Венедикт Ерофеев «Москва – Петушки», или The rest is silence | страница 30



_______________

И когда пришли на место, называемое Лобное, там распяли Его и злодеев, одного по правую, другого по левую сторону.

Иисус же говорил: Отче! прости им, ибо не знают, что делают. И делили одежды его, бросая жребий.

И стоял народ и смотрел (Лк. 23: 33–35).

Традиционно Лобное место в России – городская площадь. При дикости внешнего вида героя его монумент – насмешка над памятниками всех деятелей, украшающими пространства городов. Идея об изваянии «в назидание народам древности» наводит на мысль о родоначальнике абсурда в русской литературе герое «Бесов» Достоевского капитане Лебядкине. Пьяница капитан собирался завещать в назидание потомству собственный скелет с надписью «Раскаявшийся вольнодумец». Следует отметить, что фактическая сторона желания капитана была все же исполнима, даже если бы легкомысленное потомство и не извлекло серьезного урока из его костяка. «Народы древности» совершенно лишены возможности воспринять Веничкины нравоучения. Но живость отношения показывает, что у героя есть с ними, то есть с историей человечества, свои непростые счеты. Одинокая трагическая фигура посреди площади – больной и трагический памятник многовекового пути.
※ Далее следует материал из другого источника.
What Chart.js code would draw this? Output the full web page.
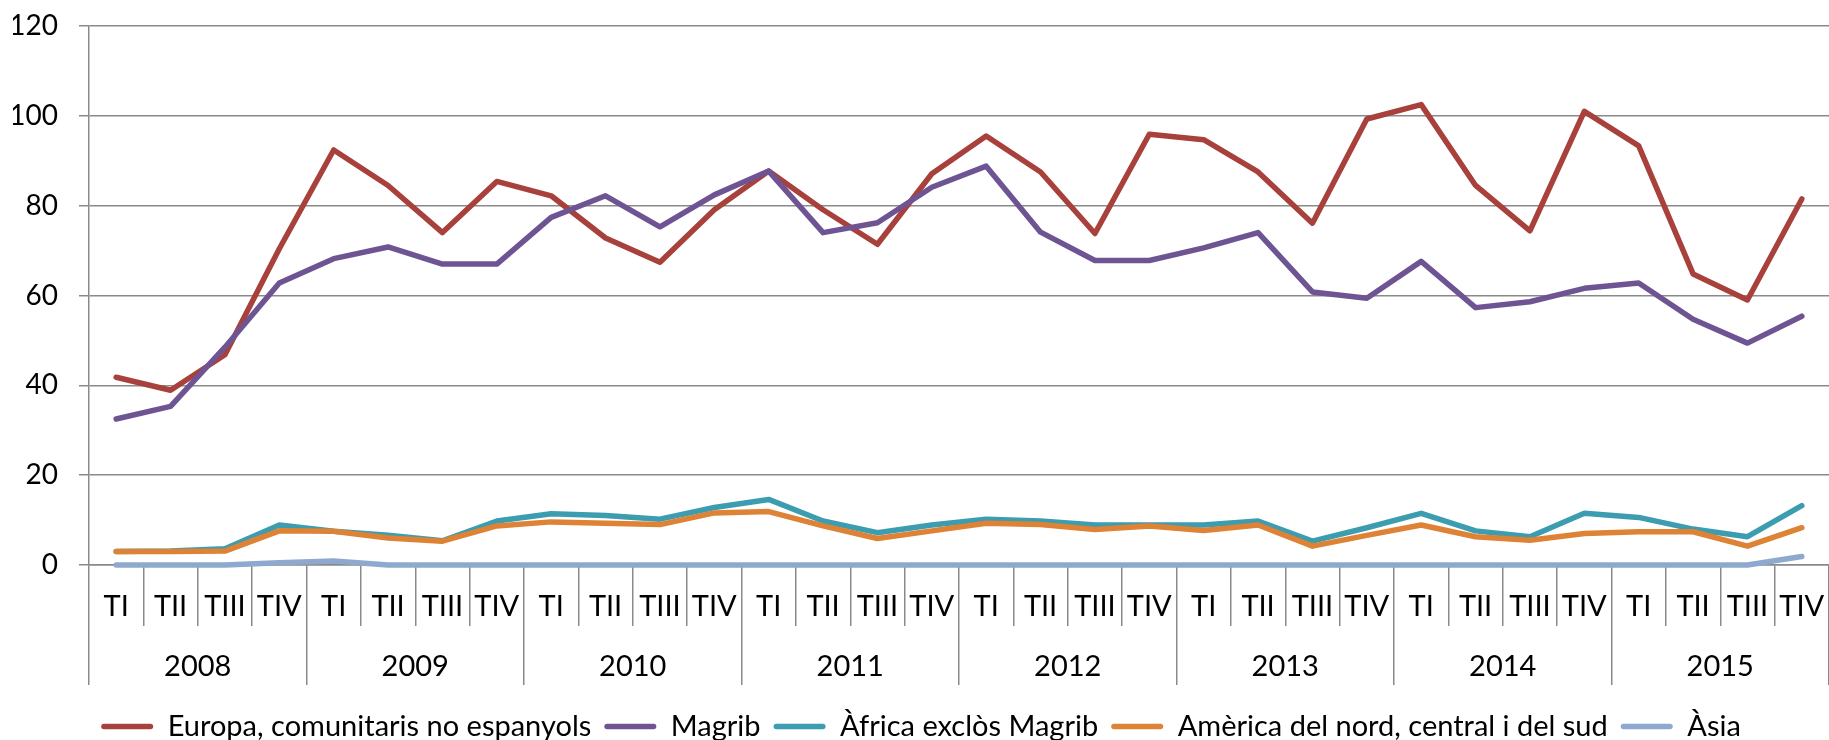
<!DOCTYPE html>
<html>
<head>
    <meta charset="utf-8">
    <title>chart lines</title>
    <script src="https://cdn.jsdelivr.net/npm/chart.js"></script>
    <style>
        body { margin: 0; background: #fff; }
    </style>
</head>
<body>
<canvas id="chartCanvas" width="1829" height="740"></canvas>
<script>
    var anys = ['2008', '2009', '2010', '2011', '2012', '2013', '2014', '2015'];
    var trimestres = ['TI', 'TII', 'TIII', 'TIV'];

    var europa = [41.8, 38.9, 46.8, 70.4, 92.4, 84.5, 74.0, 85.4, 82.2, 72.8, 67.4, 79.1,
        87.7, 79.1, 71.4, 87.1, 95.5, 87.5, 73.8, 95.9, 94.7, 87.5, 76.1, 99.3,
        102.5, 84.5, 74.4, 101.0, 93.3, 64.8, 59.0, 81.5];
    var magrib = [32.5, 35.3, 48.5, 62.8, 68.2, 70.8, 67.0, 67.0, 77.4, 82.2, 75.3, 82.4,
        87.7, 74.0, 76.2, 84.1, 88.8, 74.1, 67.8, 67.8, 70.6, 74.0, 60.8, 59.4,
        67.6, 57.3, 58.6, 61.6, 62.8, 54.7, 49.4, 55.4];
    var africa = [3.0, 3.1, 3.6, 8.9, 7.5, 6.6, 5.4, 9.8, 11.4, 11.0, 10.2, 12.8,
        14.6, 9.8, 7.2, 8.9, 10.2, 9.8, 8.9, 8.9, 8.9, 9.8, 5.3, 8.3,
        11.5, 7.6, 6.3, 11.5, 10.6, 8.0, 6.3, 13.2];
    var america = [3.0, 3.0, 3.1, 7.6, 7.5, 6.0, 5.3, 8.7, 9.6, 9.3, 9.0, 11.6,
        11.9, 8.7, 5.9, 7.6, 9.3, 9.0, 7.9, 8.7, 7.7, 8.9, 4.2, 6.6,
        8.9, 6.3, 5.5, 7.0, 7.4, 7.4, 4.2, 8.3];
    var asia = [0, 0, 0, 0.5, 0.9, 0, 0, 0, 0, 0, 0, 0,
        0, 0, 0, 0, 0, 0, 0, 0, 0, 0, 0, 0,
        0, 0, 0, 0, 0, 0, 0, 1.9];
    var yTicks = [0, 20, 40, 60, 80, 100, 120];

    var etiquetes = [];
    anys.forEach(function(a) {
        trimestres.forEach(function(t) { etiquetes.push(t); });
    });

    var gris = '#8a8a8a';
    var font = 'Lato';

    function serie(label, data, color, ordre) {
        return {
            label: label,
            data: data,
            borderColor: color,
            backgroundColor: color,
            borderWidth: 5.5,
            pointRadius: 0,
            tension: 0,
            fill: false,
            clip: false,
            borderJoinStyle: 'round',
            borderCapStyle: 'round',
            order: ordre
        };
    }

    // boundaries between years (-0.5, 3.5 ...) and year centres (1.5, 5.5 ...)
    function esLimit(v) {
        return Math.abs(((v + 0.5) % 4)) < 0.001;
    }

    // fixed box sizes, so the two label rows sit where the reference has them
    function mida(w, h) {
        return function(axis) {
            if (w) axis.width = w;
            if (h) axis.height = h;
            axis.paddingLeft = 0;
            axis.paddingRight = 0;
            axis.paddingTop = 0;
            axis.paddingBottom = 0;
        };
    }

    var ctx = document.getElementById('chartCanvas').getContext('2d');
    var chart = new Chart(ctx, {
        type: 'line',
        data: {
            labels: etiquetes,
            datasets: [
                serie('Europa, comunitaris no espanyols', europa, '#a8403b', 4),
                serie('Magrib', magrib, '#6e5493', 3),
                serie('Àfrica exclòs Magrib', africa, '#3c9cb0', 2),
                serie('Amèrica del nord, central i del sud', america, '#de8236', 1),
                serie('Àsia', asia, '#8ea8d0', 0)
            ]
        },
        options: {
            responsive: false,
            animation: false,
            events: [],
            layout: { padding: { top: 26, left: 13, right: 0, bottom: -11 } },
            scales: {
                y: {
                    min: 0,
                    max: 120,
                    afterBuildTicks: function(axis) {
                        axis.ticks = yTicks.map(function(v) { return { value: v }; });
                    },
                    afterFit: mida(76, 0),
                    ticks: { color: '#000', padding: 21, font: { family: font, size: 28 } },
                    grid: { color: gris, lineWidth: 1.5, tickLength: 10 },
                    border: { color: gris, width: 1.5 }
                },
                x: {
                    type: 'category',
                    offset: true,
                    weight: 0,
                    afterFit: mida(0, 61),
                    ticks: {
                        color: '#000', padding: -36.5, autoSkip: false, maxRotation: 0,
                        font: { family: font, size: 29 }
                    },
                    grid: { offset: true, drawOnChartArea: false, color: gris, lineWidth: 1.5, tickLength: 61 },
                    border: { color: gris, width: 1.5 }
                },
                xAny: {
                    type: 'linear',
                    position: 'bottom',
                    weight: 1,
                    min: -0.5,
                    max: 31.5,
                    afterBuildTicks: function(axis) {
                        var t = [];
                        for (var v = -0.5; v <= 31.5; v += 2) t.push({ value: v });
                        axis.ticks = t;
                    },
                    afterFit: mida(0, 73),
                    ticks: {
                        color: '#000', padding: -35.5, autoSkip: false, maxRotation: 0,
                        font: { family: font, size: 29 },
                        callback: function(v) {
                            if (esLimit(v)) return '';
                            return anys[Math.round((v - 1.5) / 4)];
                        }
                    },
                    grid: {
                        drawOnChartArea: false,
                        lineWidth: 1.5,
                        tickLength: 59,
                        color: function(c) { return c.tick && esLimit(c.tick.value) ? gris : 'rgba(0,0,0,0)'; },
                        tickColor: function(c) { return c.tick && esLimit(c.tick.value) ? gris : 'rgba(0,0,0,0)'; }
                    },
                    border: { display: false }
                }
            },
            plugins: {
                tooltip: { enabled: false },
                legend: {
                    position: 'bottom',
                    labels: {
                        color: '#000',
                        font: { family: font, size: 29 },
                        boxWidth: 52,
                        boxHeight: 5.5,
                        padding: 13,
                        sort: function(a, b) { return a.datasetIndex - b.datasetIndex; },
                        generateLabels: function(ch) {
                            var items = Chart.defaults.plugins.legend.labels.generateLabels(ch);
                            items.forEach(function(it) {
                                it.fillStyle = it.strokeStyle;
                                it.lineWidth = 0;
                                it.borderRadius = 2.75;
                            });
                            return items;
                        }
                    }
                }
            }
        }
    });
</script>
</body>
</html>
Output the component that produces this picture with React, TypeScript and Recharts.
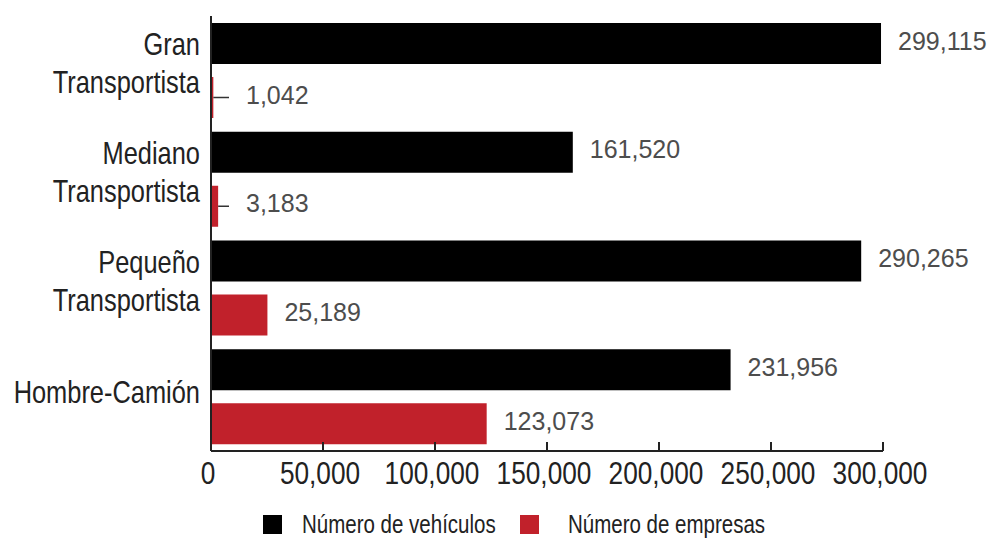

В память о пережитом герой предлагает воспользоваться гудком: «Если есть у вас под рукой какой-нибудь завалящий гудок, нажмите на этот гудок» (129). Гудок – обязательный элемент официальных траурных церемоний: «Вся страна гудками паровозов, фабрик, заводов в глубоком трауре и т. д.» (о похоронах Ленина)[53]. Но в мистическом контексте повествования – это отзвук труб Страшного суда, призыв апокалипсической катастрофы:

И видел я семь Ангелов, которые стояли перед Богом; и дано им было семь труб…

______________

И видел я и слышал одного Ангела, летящего посреди неба и говорящего громким голосом: горе, горе, горе живущим на земле от остальных трубных голосов трех Ангелов, которые будут трубить (Откр. 8: 2, 13).

Мобилизовав для чествования гудком знакомую каждому советскому человеку трибунную лексику: «…Я обращаюсь ко всем людям доброй воли… Это не должно повториться… Почтим минутой молчания…» – В. Е. к концу значительно сужает круг собеседников, обращаясь только к тем, «чье сердце открыто для поэзии и сострадания» (129). В поисках выхода и спасения от «Лобных мест» и «трубных голосов» герой движется от площади к заветному направлению Курского вокзала. Странный голос доносится там с небесных высот:

И нарушает эту тишину лишь сиплый женский бас, льющийся из ниоткуда.